Un sentiment d’alerte permanent

Tiphaine Raffier se fait complice sensible du mystère de nos vies et donne à voir un grand spectacle de nos contradictions, de nos inquiétudes, de nos travers secrets, de nos perversités parfois. Et puis tout se mêle et s’emmêle avec un sentiment d’état d’alerte permanent On débute fascinés par le regard égaré d’une mère (Édith Mérieau), sorte de vierge christique en grande peine de reconnaître son enfant nouvellement né pour finir ou presque avec la gourmandise intellectuelle est sensuelle d’un musicologue (Sharif Andoura), conférencier de haute volée surfant avec brio sur le fil du rasoir des émotions engendrées par la musique et néanmoins secrètement habité de pulsions moins avouables. Le constat d’ensemble est plutôt sombre, reflet d’une époque en manque de grands desseins collectifs. Tiphaine Raffier, autrice et metteure en scène de la nouvelle génération, a associé à son projet une superbe équipe de comédiennes et comédiens : Éric Challier, Teddy Chawa, Pep Guarrigues, François Godart, Camille Lucas, Judith Morisseau, Catherine Morlot, Adrien Rouyard en plus des deux déjà cités.

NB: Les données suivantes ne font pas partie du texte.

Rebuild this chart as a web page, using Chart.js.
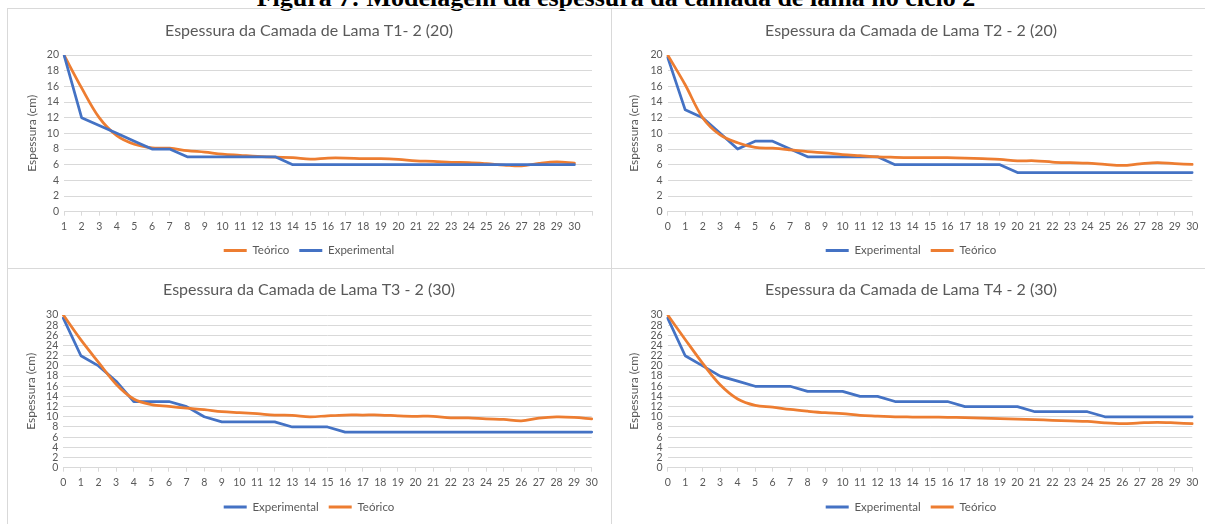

Employant les multiples ressources de la direction d’acteurs, de l’art scénique et la géométrie variable du plateau, elle nous trimballe sans ménagement d’un salon familial survolté par une distribution/échange à qui perd gagne de cadeaux de Noël révélatrice de bien de non-dits et arrière-pensées à la lumière froide et crue d’une cellule de prison zébrée du seul dialogue sans concession du locataire obligé des lieux et de son visiteur bienveillant mais impuissant en passant (entre autres) par l’effervescence studieusement clinique d’une salle d’hôpital convoitée, faute de place et de moyens, par plusieurs services en quête d’espaces pour prodiguer leurs soins. Le tout est rondement mené trois heures durant avec changements à vue d’accessoires et d’ambiance et le subtil concours de l’ensemble vocal et musical Miroirs Étendus représenté ici par Guy-Loup Boisneau, Émile Carlioz, Clotilde Lacroix et Romain Louveau qui signe la composition originale. Que vive et rayonne ce travail d’artistes, nourriture si essentielle à nos facultés de penser, notre présence au monde et tisser les liens fragiles du vivre ensemble !

La réponse des hommes, texte et mise en scène Tiphaine Raffier créé au Théâtre du Nord le 16 décembre 2020 (co-réalisation La rose des Vents) en représentation privée par les oukases que l’on sait du public ordinaire à qui ce théâtre est destiné.